Porque, además, hay algo profundamente simbólico en lo que está pasando. Cincuenta años después de la muerte del dictador, seguimos soportando un poder judicial donde ciertos nombres, ciertas estructuras y ciertas inercias actúan como si nunca hubiese habido ruptura democrática. Y, como me decía esta mañana una querida compañera, ya va siendo hora -hace décadas que lo es-, de afrontar ese elefante en medio de la sala: la Transición dejó sin tocar el poder judicial. Y ese error histórico vuelve ahora para mordernos con rabiosa ferocidad.
Lo inquietante es que hoy las amenazas a la democracia no llegan con tanques ni con marchas militares; llegan con togas, autos, filtraciones a medida y tiempos procesales que se ajustan con sospechosa exactitud a los calendarios políticos. Son golpes sin ruido, sin sangre… pero golpes, al fin y al cabo. Golpes de puñetas.

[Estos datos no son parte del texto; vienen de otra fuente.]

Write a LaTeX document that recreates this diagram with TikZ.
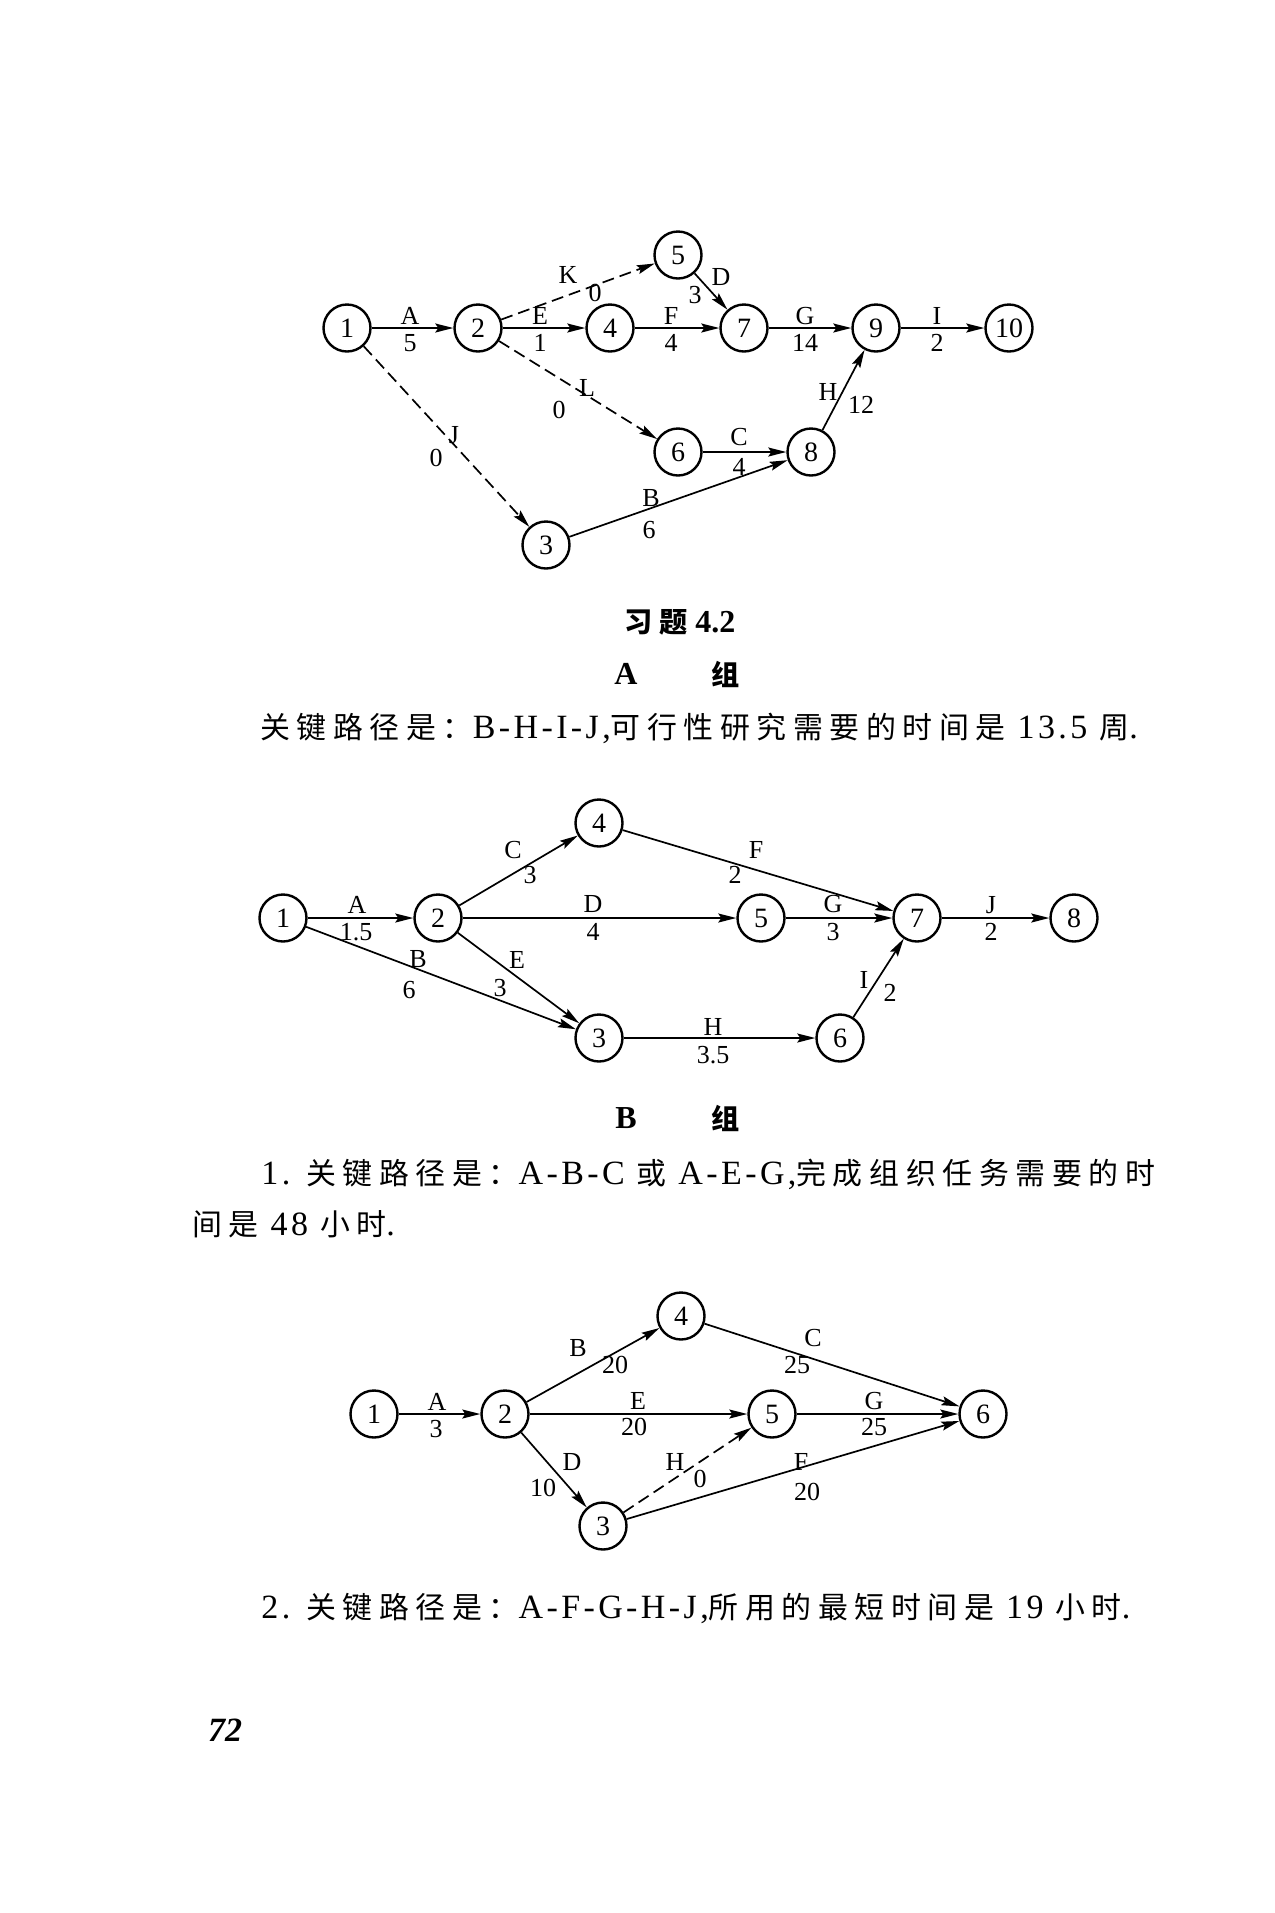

Y frente a eso no valen las medias tintas. Hace falta firmeza, unidad y una izquierda capaz de levantar la cabeza y responder con la fuerza democrática que este momento exige. No basta con indignarse en redes. No basta con discursos inflamados en el Congreso. Ni siquiera con artículos de opinión más o menos graves. Hay que organizarse, defender la separación de poderes de verdad y blindar las instituciones frente a quienes quieren apropiárselas, aunque es posible que ya vayamos tarde.
Porque, si no lo hacemos ahora, quizá dentro de unos años recordemos estos días y pensemos, como decía Palomera: “miedo es poco”.